Supplied information:
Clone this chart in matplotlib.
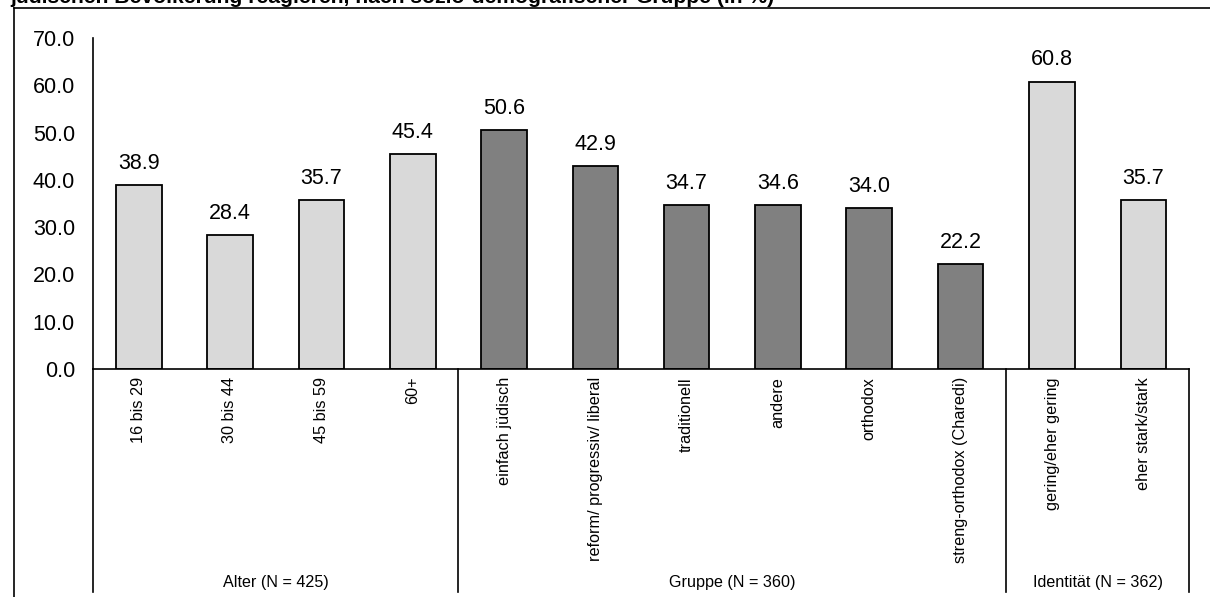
import matplotlib
matplotlib.use("Agg")
from matplotlib import pyplot as plt
from matplotlib.lines import Line2D
import matplotlib.transforms as mtransforms
import numpy as np

plt.rcParams['font.family'] = ['Liberation Sans', 'DejaVu Sans']

categories = ["16 bis 29", "30 bis 44", "45 bis 59", "60+",
              "einfach jüdisch", "reform/ progressiv/ liberal", "traditionell",
              "andere", "orthodox", "streng-orthodox (Charedi)",
              "gering/eher gering", "eher stark/stark"]
values = [38.9, 28.4, 35.7, 45.4, 50.6, 42.9, 34.7, 34.6, 34.0, 22.2, 60.8, 35.7]
groups = ["Alter (N = 425)", "Gruppe (N = 360)", "Identität (N = 362)"]
group_sizes = [4, 6, 2]
group_colors = ["#D9D9D9", "#808080", "#D9D9D9"]

title = "jüdischen Bevölkerung reagieren, nach sozio-demografischer Gruppe (in %)"

W, H = 1210, 597
fig = plt.figure(figsize=(W / 100, H / 100), dpi=100)
ax = fig.add_axes([93 / W, 1 - 369 / H, (1189 - 93) / W, (369 - 38) / H])

colors = []
for c, n in zip(group_colors, group_sizes):
    colors += [c] * n

x = np.arange(len(categories))
bars = ax.bar(x, values, width=0.5, color=colors, edgecolor="black", linewidth=1.3)

for xi, v in zip(x, values):
    ax.annotate("%.1f" % v, (xi, v), xytext=(0, 8), textcoords="offset points",
                ha="center", va="bottom", fontsize=15.5)

ax.set_xlim(-0.5, len(categories) - 0.5)
ax.set_ylim(0, 70)
ax.set_yticks(np.arange(0, 71, 10))
ax.set_yticklabels(["%.1f" % t for t in np.arange(0, 71, 10)], fontsize=15.5)
ax.tick_params(axis="y", length=0, pad=13)
ax.set_xticks([])
for s in ["top", "right"]:
    ax.spines[s].set_visible(False)
ax.spines["left"].set_linewidth(1.2)
ax.spines["bottom"].set_linewidth(1.2)

trans = mtransforms.blended_transform_factory(ax.transData, ax.transAxes)
ylow = -(592 - 369) / (369 - 38)
ycat = -(377 - 369) / (369 - 38)
ygrp = -(582 - 369) / (369 - 38)

# group separators
edges = np.concatenate([[0], np.cumsum(group_sizes)]) - 0.5
for e in edges:
    ax.plot([e, e], [0, ylow], transform=trans, color="black", lw=1.2, clip_on=False)

for xi, lab in zip(x, categories):
    ax.text(xi, ycat, lab, transform=trans, rotation=90, ha="center", va="top", fontsize=11.7)

for g, a, b in zip(groups, edges[:-1], edges[1:]):
    ax.text((a + b) / 2, ygrp, g, transform=trans, ha="center", va="center", fontsize=11.6)

# outer frame (cropped)
fig.add_artist(Line2D([14 / W, 1], [1 - 8 / H, 1 - 8 / H], color="black", lw=1.2))
fig.add_artist(Line2D([14 / W, 14 / W], [0, 1 - 8 / H], color="black", lw=1.2))

fig.text(10 / W, 1 - 3 / H, title, fontsize=15.2, fontweight="bold", ha="left", va="baseline")

fig.savefig("out.png", dpi=100)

Stated problem: Pictures are to be left out; repeat all the remaining data exactly.

Exercise answer:
Clone this chart in matplotlib.
import matplotlib
matplotlib.use("Agg")
from matplotlib import pyplot as plt
from matplotlib.lines import Line2D
import matplotlib.transforms as mtransforms
import numpy as np

plt.rcParams['font.family'] = ['Liberation Sans', 'DejaVu Sans']

categories = ["16 bis 29", "30 bis 44", "45 bis 59", "60+",
              "einfach jüdisch", "reform/ progressiv/ liberal", "traditionell",
              "andere", "orthodox", "streng-orthodox (Charedi)",
              "gering/eher gering", "eher stark/stark"]
values = [38.9, 28.4, 35.7, 45.4, 50.6, 42.9, 34.7, 34.6, 34.0, 22.2, 60.8, 35.7]
groups = ["Alter (N = 425)", "Gruppe (N = 360)", "Identität (N = 362)"]
group_sizes = [4, 6, 2]
group_colors = ["#D9D9D9", "#808080", "#D9D9D9"]

title = "jüdischen Bevölkerung reagieren, nach sozio-demografischer Gruppe (in %)"

W, H = 1210, 597
fig = plt.figure(figsize=(W / 100, H / 100), dpi=100)
ax = fig.add_axes([93 / W, 1 - 369 / H, (1189 - 93) / W, (369 - 38) / H])

colors = []
for c, n in zip(group_colors, group_sizes):
    colors += [c] * n

x = np.arange(len(categories))
bars = ax.bar(x, values, width=0.5, color=colors, edgecolor="black", linewidth=1.3)

for xi, v in zip(x, values):
    ax.annotate("%.1f" % v, (xi, v), xytext=(0, 8), textcoords="offset points",
                ha="center", va="bottom", fontsize=15.5)

ax.set_xlim(-0.5, len(categories) - 0.5)
ax.set_ylim(0, 70)
ax.set_yticks(np.arange(0, 71, 10))
ax.set_yticklabels(["%.1f" % t for t in np.arange(0, 71, 10)], fontsize=15.5)
ax.tick_params(axis="y", length=0, pad=13)
ax.set_xticks([])
for s in ["top", "right"]:
    ax.spines[s].set_visible(False)
ax.spines["left"].set_linewidth(1.2)
ax.spines["bottom"].set_linewidth(1.2)

trans = mtransforms.blended_transform_factory(ax.transData, ax.transAxes)
ylow = -(592 - 369) / (369 - 38)
ycat = -(377 - 369) / (369 - 38)
ygrp = -(582 - 369) / (369 - 38)

# group separators
edges = np.concatenate([[0], np.cumsum(group_sizes)]) - 0.5
for e in edges:
    ax.plot([e, e], [0, ylow], transform=trans, color="black", lw=1.2, clip_on=False)

for xi, lab in zip(x, categories):
    ax.text(xi, ycat, lab, transform=trans, rotation=90, ha="center", va="top", fontsize=11.7)

for g, a, b in zip(groups, edges[:-1], edges[1:]):
    ax.text((a + b) / 2, ygrp, g, transform=trans, ha="center", va="center", fontsize=11.6)

# outer frame (cropped)
fig.add_artist(Line2D([14 / W, 1], [1 - 8 / H, 1 - 8 / H], color="black", lw=1.2))
fig.add_artist(Line2D([14 / W, 14 / W], [0, 1 - 8 / H], color="black", lw=1.2))

fig.text(10 / W, 1 - 3 / H, title, fontsize=15.2, fontweight="bold", ha="left", va="baseline")

fig.savefig("out.png", dpi=100)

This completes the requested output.